The blessing we have learned is that we are more interdependent than we think. We are sharing our fears and our panics but together we are raising our hands to the One God asking Him for healing and delivery. We have learned to pray together with other faiths. In normal times, we have found this to be so difficult it is almost impossible. 

We have learned that we cannot only speak in a globalised way but also in a local way. COVID-19 does not change based on a person’s religion or social status or ethnicity; it is a common threat for all. 

We have learned to pray together for those who have contracted the virus, from all religions and denominations. We prayed for the healing of the sick. We prayed that God may give strength to the medical staff and researchers to find the remedy and the vaccination. There have been some extremist religious people who have attacked such common services, and some even claimed that their religious community is immune from COVID-19. But our common humanity, created by God and saved by His Holy blood, is together and praying for help from God.

What has the COVID-19 pandemic revealed about global realities, particularly for the most vulnerable populations? 

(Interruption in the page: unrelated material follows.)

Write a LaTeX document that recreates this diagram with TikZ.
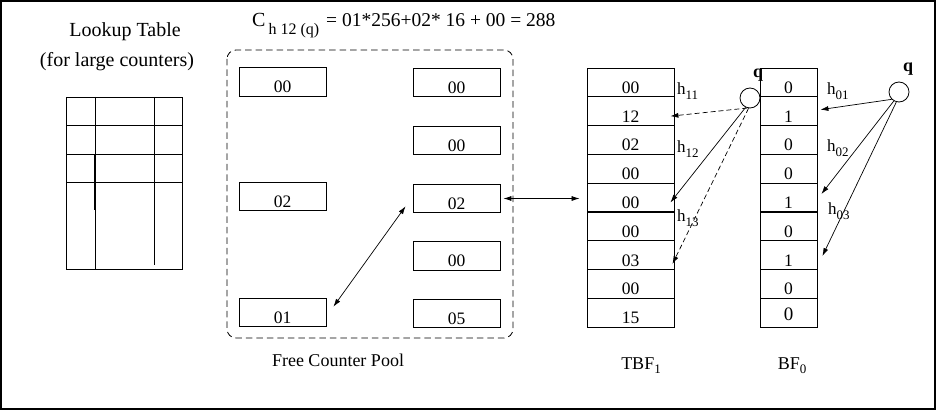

It has revealed, both in developed countries and developing countries, that we were not prepared to deal with such pandemic. We have noticed that the pandemic does not recognise human made borders. We have seen that different countries had different strategies. We have observed that those vulnerable groups such as immigrants, refugees, some religious groups, and the poor were not given the enough attention, care, and treatment or access to the protective masks and sanitisers. This is a shame for our human systems and this is contrary to Christ’s model that we should care for the downtrodden and marginalised people in our societies.

How can we shape the post-pandemic future to look more like God’s kingdom for those people?

The UN Secretary General, Mr. Guitterez, asked for a ceasefire in all conflicts between nations, so that world leaders can concentrate all efforts on working together to combat the COVID-19. 

I think this crisis teaches us to work together for the benefit of the dignity of every human being regardless of gender, ethnicity, religious, or political affiliation. It is a time that we work together for peace based on justice especially for those countries that are yearning for freedom.

But the COVID-19 is a time of deep reflection and prayer for the whole world. It is a time of repentance. It is a time to make God’s love known to the world. But we also need to have time for reflection and soul searching. Have we built a new tower of Babel and forgotten the God of love and mercy? Have we been worshipping other gods? Perhaps the gods of weaponry, power, oppressions, economy, extremism, hegemony, discrimination, demonisation of the other and lies and others.

Perhaps we have believed in the truth of our power instead of the power of the truth. It is the time for the church to do some soul searching, to advance the kingdom of harmony, equality, love, freedom, justice, peace, and reconciliation for the strong and the weak, for those who hold power and those who do not have it. It is time to assist those vulnerable nations for equal access to health and medical services, for comprehensive development. It is a time to pray for equality and equal opportunities to all as we are created in God’s image.